Direction: Return the listing below exactly, with the pictures dropped.

Data section:
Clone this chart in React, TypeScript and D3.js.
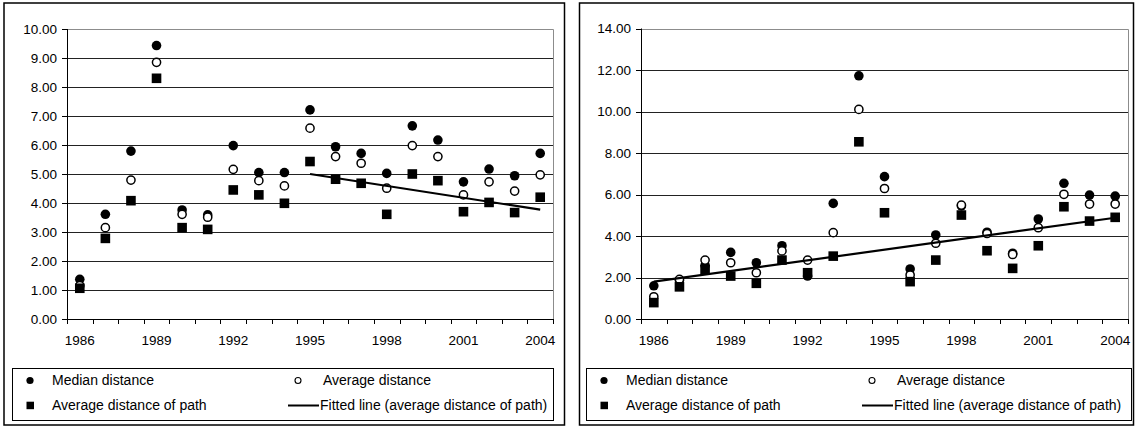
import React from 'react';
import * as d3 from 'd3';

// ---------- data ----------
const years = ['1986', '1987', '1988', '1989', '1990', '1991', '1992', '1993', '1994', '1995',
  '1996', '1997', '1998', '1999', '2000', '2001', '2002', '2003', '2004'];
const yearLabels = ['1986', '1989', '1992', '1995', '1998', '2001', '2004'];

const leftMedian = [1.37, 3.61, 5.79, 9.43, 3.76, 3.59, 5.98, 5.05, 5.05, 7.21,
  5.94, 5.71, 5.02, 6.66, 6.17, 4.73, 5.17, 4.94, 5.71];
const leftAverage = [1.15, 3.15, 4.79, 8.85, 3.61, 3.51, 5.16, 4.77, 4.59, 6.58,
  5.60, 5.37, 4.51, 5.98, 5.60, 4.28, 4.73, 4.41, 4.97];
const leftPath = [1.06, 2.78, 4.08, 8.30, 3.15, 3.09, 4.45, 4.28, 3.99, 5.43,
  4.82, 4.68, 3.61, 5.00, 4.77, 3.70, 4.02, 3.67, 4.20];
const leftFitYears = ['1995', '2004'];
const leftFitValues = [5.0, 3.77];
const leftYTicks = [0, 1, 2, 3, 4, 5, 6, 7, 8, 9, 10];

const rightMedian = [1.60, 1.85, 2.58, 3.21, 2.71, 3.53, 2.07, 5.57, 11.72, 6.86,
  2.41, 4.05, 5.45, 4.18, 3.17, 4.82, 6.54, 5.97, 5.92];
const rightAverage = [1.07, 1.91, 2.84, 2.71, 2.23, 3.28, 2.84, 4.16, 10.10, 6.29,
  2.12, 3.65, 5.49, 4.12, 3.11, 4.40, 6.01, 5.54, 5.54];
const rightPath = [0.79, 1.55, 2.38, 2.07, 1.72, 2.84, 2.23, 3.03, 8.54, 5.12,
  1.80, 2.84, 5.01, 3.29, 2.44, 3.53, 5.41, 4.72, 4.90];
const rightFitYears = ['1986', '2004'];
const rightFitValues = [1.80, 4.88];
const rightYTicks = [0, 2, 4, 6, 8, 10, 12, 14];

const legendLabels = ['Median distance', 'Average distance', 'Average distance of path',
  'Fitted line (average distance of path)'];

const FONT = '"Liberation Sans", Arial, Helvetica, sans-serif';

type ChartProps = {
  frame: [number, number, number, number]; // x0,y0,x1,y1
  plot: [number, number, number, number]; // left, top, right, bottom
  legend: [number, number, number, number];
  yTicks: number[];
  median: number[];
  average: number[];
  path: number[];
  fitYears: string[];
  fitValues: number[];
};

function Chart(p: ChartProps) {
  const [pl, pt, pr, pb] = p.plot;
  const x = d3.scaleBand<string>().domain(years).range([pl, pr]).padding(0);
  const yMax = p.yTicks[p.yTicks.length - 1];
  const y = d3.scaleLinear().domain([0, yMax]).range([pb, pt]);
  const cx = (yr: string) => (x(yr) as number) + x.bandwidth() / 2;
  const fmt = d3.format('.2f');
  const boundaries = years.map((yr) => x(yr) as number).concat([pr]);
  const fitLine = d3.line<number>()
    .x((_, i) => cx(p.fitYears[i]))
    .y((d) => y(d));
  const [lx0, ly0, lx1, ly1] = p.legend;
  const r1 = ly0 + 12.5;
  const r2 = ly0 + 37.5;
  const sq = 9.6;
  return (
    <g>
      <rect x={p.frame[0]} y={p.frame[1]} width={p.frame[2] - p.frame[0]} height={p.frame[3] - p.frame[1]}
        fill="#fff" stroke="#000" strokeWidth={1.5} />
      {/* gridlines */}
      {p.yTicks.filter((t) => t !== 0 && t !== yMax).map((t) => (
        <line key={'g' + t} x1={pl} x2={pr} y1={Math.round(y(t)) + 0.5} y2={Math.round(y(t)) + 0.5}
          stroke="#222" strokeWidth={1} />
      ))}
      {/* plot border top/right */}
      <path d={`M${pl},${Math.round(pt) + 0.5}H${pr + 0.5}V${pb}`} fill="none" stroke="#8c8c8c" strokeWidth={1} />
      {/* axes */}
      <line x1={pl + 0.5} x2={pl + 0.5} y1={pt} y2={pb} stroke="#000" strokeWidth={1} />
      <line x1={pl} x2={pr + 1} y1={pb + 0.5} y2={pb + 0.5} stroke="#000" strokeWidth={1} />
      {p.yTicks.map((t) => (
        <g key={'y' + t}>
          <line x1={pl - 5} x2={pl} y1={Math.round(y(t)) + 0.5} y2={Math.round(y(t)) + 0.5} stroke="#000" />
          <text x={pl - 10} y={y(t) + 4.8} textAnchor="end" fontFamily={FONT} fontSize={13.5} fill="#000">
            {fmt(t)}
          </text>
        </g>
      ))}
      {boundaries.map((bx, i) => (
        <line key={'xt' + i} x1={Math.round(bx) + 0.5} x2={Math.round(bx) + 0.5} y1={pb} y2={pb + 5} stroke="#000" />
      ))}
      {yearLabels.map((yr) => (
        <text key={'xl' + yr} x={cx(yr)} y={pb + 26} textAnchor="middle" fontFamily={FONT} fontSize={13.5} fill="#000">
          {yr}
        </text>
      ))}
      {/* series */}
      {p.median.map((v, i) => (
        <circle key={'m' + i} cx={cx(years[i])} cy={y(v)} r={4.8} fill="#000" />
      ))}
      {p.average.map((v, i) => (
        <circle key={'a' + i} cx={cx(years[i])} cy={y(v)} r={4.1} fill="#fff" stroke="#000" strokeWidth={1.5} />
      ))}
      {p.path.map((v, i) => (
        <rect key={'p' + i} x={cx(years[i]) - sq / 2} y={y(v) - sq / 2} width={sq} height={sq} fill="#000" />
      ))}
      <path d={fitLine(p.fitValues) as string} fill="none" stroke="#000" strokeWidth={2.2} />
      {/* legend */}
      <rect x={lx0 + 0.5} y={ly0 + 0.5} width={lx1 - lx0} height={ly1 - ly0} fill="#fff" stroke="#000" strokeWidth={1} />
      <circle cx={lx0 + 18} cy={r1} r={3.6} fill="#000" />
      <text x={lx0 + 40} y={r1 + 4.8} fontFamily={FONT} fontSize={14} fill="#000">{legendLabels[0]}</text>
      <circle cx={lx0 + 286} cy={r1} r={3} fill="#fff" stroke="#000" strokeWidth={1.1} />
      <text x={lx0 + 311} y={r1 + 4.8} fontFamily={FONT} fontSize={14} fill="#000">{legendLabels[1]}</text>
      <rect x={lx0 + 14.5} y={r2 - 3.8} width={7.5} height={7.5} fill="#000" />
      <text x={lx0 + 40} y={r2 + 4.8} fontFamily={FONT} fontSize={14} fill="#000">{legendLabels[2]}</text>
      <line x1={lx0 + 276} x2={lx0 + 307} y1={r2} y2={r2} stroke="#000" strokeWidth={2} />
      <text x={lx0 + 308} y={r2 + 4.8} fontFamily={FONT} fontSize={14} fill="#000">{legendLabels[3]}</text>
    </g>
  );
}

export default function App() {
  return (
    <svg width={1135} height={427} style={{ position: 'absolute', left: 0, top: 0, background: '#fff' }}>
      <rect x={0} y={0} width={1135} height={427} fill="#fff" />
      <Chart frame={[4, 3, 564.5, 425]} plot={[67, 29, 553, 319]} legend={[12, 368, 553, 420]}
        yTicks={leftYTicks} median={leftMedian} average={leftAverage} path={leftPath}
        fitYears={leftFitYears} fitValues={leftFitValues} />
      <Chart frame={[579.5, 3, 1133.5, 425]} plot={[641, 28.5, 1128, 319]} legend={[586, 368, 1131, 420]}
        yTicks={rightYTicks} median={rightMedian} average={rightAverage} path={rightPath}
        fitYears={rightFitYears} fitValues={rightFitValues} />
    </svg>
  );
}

Output of the exercise:
Clone this chart in React, TypeScript and D3.js.
import React from 'react';
import * as d3 from 'd3';

// ---------- data ----------
const years = ['1986', '1987', '1988', '1989', '1990', '1991', '1992', '1993', '1994', '1995',
  '1996', '1997', '1998', '1999', '2000', '2001', '2002', '2003', '2004'];
const yearLabels = ['1986', '1989', '1992', '1995', '1998', '2001', '2004'];

const leftMedian = [1.37, 3.61, 5.79, 9.43, 3.76, 3.59, 5.98, 5.05, 5.05, 7.21,
  5.94, 5.71, 5.02, 6.66, 6.17, 4.73, 5.17, 4.94, 5.71];
const leftAverage = [1.15, 3.15, 4.79, 8.85, 3.61, 3.51, 5.16, 4.77, 4.59, 6.58,
  5.60, 5.37, 4.51, 5.98, 5.60, 4.28, 4.73, 4.41, 4.97];
const leftPath = [1.06, 2.78, 4.08, 8.30, 3.15, 3.09, 4.45, 4.28, 3.99, 5.43,
  4.82, 4.68, 3.61, 5.00, 4.77, 3.70, 4.02, 3.67, 4.20];
const leftFitYears = ['1995', '2004'];
const leftFitValues = [5.0, 3.77];
const leftYTicks = [0, 1, 2, 3, 4, 5, 6, 7, 8, 9, 10];

const rightMedian = [1.60, 1.85, 2.58, 3.21, 2.71, 3.53, 2.07, 5.57, 11.72, 6.86,
  2.41, 4.05, 5.45, 4.18, 3.17, 4.82, 6.54, 5.97, 5.92];
const rightAverage = [1.07, 1.91, 2.84, 2.71, 2.23, 3.28, 2.84, 4.16, 10.10, 6.29,
  2.12, 3.65, 5.49, 4.12, 3.11, 4.40, 6.01, 5.54, 5.54];
const rightPath = [0.79, 1.55, 2.38, 2.07, 1.72, 2.84, 2.23, 3.03, 8.54, 5.12,
  1.80, 2.84, 5.01, 3.29, 2.44, 3.53, 5.41, 4.72, 4.90];
const rightFitYears = ['1986', '2004'];
const rightFitValues = [1.80, 4.88];
const rightYTicks = [0, 2, 4, 6, 8, 10, 12, 14];

const legendLabels = ['Median distance', 'Average distance', 'Average distance of path',
  'Fitted line (average distance of path)'];

const FONT = '"Liberation Sans", Arial, Helvetica, sans-serif';

type ChartProps = {
  frame: [number, number, number, number]; // x0,y0,x1,y1
  plot: [number, number, number, number]; // left, top, right, bottom
  legend: [number, number, number, number];
  yTicks: number[];
  median: number[];
  average: number[];
  path: number[];
  fitYears: string[];
  fitValues: number[];
};

function Chart(p: ChartProps) {
  const [pl, pt, pr, pb] = p.plot;
  const x = d3.scaleBand<string>().domain(years).range([pl, pr]).padding(0);
  const yMax = p.yTicks[p.yTicks.length - 1];
  const y = d3.scaleLinear().domain([0, yMax]).range([pb, pt]);
  const cx = (yr: string) => (x(yr) as number) + x.bandwidth() / 2;
  const fmt = d3.format('.2f');
  const boundaries = years.map((yr) => x(yr) as number).concat([pr]);
  const fitLine = d3.line<number>()
    .x((_, i) => cx(p.fitYears[i]))
    .y((d) => y(d));
  const [lx0, ly0, lx1, ly1] = p.legend;
  const r1 = ly0 + 12.5;
  const r2 = ly0 + 37.5;
  const sq = 9.6;
  return (
    <g>
      <rect x={p.frame[0]} y={p.frame[1]} width={p.frame[2] - p.frame[0]} height={p.frame[3] - p.frame[1]}
        fill="#fff" stroke="#000" strokeWidth={1.5} />
      {/* gridlines */}
      {p.yTicks.filter((t) => t !== 0 && t !== yMax).map((t) => (
        <line key={'g' + t} x1={pl} x2={pr} y1={Math.round(y(t)) + 0.5} y2={Math.round(y(t)) + 0.5}
          stroke="#222" strokeWidth={1} />
      ))}
      {/* plot border top/right */}
      <path d={`M${pl},${Math.round(pt) + 0.5}H${pr + 0.5}V${pb}`} fill="none" stroke="#8c8c8c" strokeWidth={1} />
      {/* axes */}
      <line x1={pl + 0.5} x2={pl + 0.5} y1={pt} y2={pb} stroke="#000" strokeWidth={1} />
      <line x1={pl} x2={pr + 1} y1={pb + 0.5} y2={pb + 0.5} stroke="#000" strokeWidth={1} />
      {p.yTicks.map((t) => (
        <g key={'y' + t}>
          <line x1={pl - 5} x2={pl} y1={Math.round(y(t)) + 0.5} y2={Math.round(y(t)) + 0.5} stroke="#000" />
          <text x={pl - 10} y={y(t) + 4.8} textAnchor="end" fontFamily={FONT} fontSize={13.5} fill="#000">
            {fmt(t)}
          </text>
        </g>
      ))}
      {boundaries.map((bx, i) => (
        <line key={'xt' + i} x1={Math.round(bx) + 0.5} x2={Math.round(bx) + 0.5} y1={pb} y2={pb + 5} stroke="#000" />
      ))}
      {yearLabels.map((yr) => (
        <text key={'xl' + yr} x={cx(yr)} y={pb + 26} textAnchor="middle" fontFamily={FONT} fontSize={13.5} fill="#000">
          {yr}
        </text>
      ))}
      {/* series */}
      {p.median.map((v, i) => (
        <circle key={'m' + i} cx={cx(years[i])} cy={y(v)} r={4.8} fill="#000" />
      ))}
      {p.average.map((v, i) => (
        <circle key={'a' + i} cx={cx(years[i])} cy={y(v)} r={4.1} fill="#fff" stroke="#000" strokeWidth={1.5} />
      ))}
      {p.path.map((v, i) => (
        <rect key={'p' + i} x={cx(years[i]) - sq / 2} y={y(v) - sq / 2} width={sq} height={sq} fill="#000" />
      ))}
      <path d={fitLine(p.fitValues) as string} fill="none" stroke="#000" strokeWidth={2.2} />
      {/* legend */}
      <rect x={lx0 + 0.5} y={ly0 + 0.5} width={lx1 - lx0} height={ly1 - ly0} fill="#fff" stroke="#000" strokeWidth={1} />
      <circle cx={lx0 + 18} cy={r1} r={3.6} fill="#000" />
      <text x={lx0 + 40} y={r1 + 4.8} fontFamily={FONT} fontSize={14} fill="#000">{legendLabels[0]}</text>
      <circle cx={lx0 + 286} cy={r1} r={3} fill="#fff" stroke="#000" strokeWidth={1.1} />
      <text x={lx0 + 311} y={r1 + 4.8} fontFamily={FONT} fontSize={14} fill="#000">{legendLabels[1]}</text>
      <rect x={lx0 + 14.5} y={r2 - 3.8} width={7.5} height={7.5} fill="#000" />
      <text x={lx0 + 40} y={r2 + 4.8} fontFamily={FONT} fontSize={14} fill="#000">{legendLabels[2]}</text>
      <line x1={lx0 + 276} x2={lx0 + 307} y1={r2} y2={r2} stroke="#000" strokeWidth={2} />
      <text x={lx0 + 308} y={r2 + 4.8} fontFamily={FONT} fontSize={14} fill="#000">{legendLabels[3]}</text>
    </g>
  );
}

export default function App() {
  return (
    <svg width={1135} height={427} style={{ position: 'absolute', left: 0, top: 0, background: '#fff' }}>
      <rect x={0} y={0} width={1135} height={427} fill="#fff" />
      <Chart frame={[4, 3, 564.5, 425]} plot={[67, 29, 553, 319]} legend={[12, 368, 553, 420]}
        yTicks={leftYTicks} median={leftMedian} average={leftAverage} path={leftPath}
        fitYears={leftFitYears} fitValues={leftFitValues} />
      <Chart frame={[579.5, 3, 1133.5, 425]} plot={[641, 28.5, 1128, 319]} legend={[586, 368, 1131, 420]}
        yTicks={rightYTicks} median={rightMedian} average={rightAverage} path={rightPath}
        fitYears={rightFitYears} fitValues={rightFitValues} />
    </svg>
  );
}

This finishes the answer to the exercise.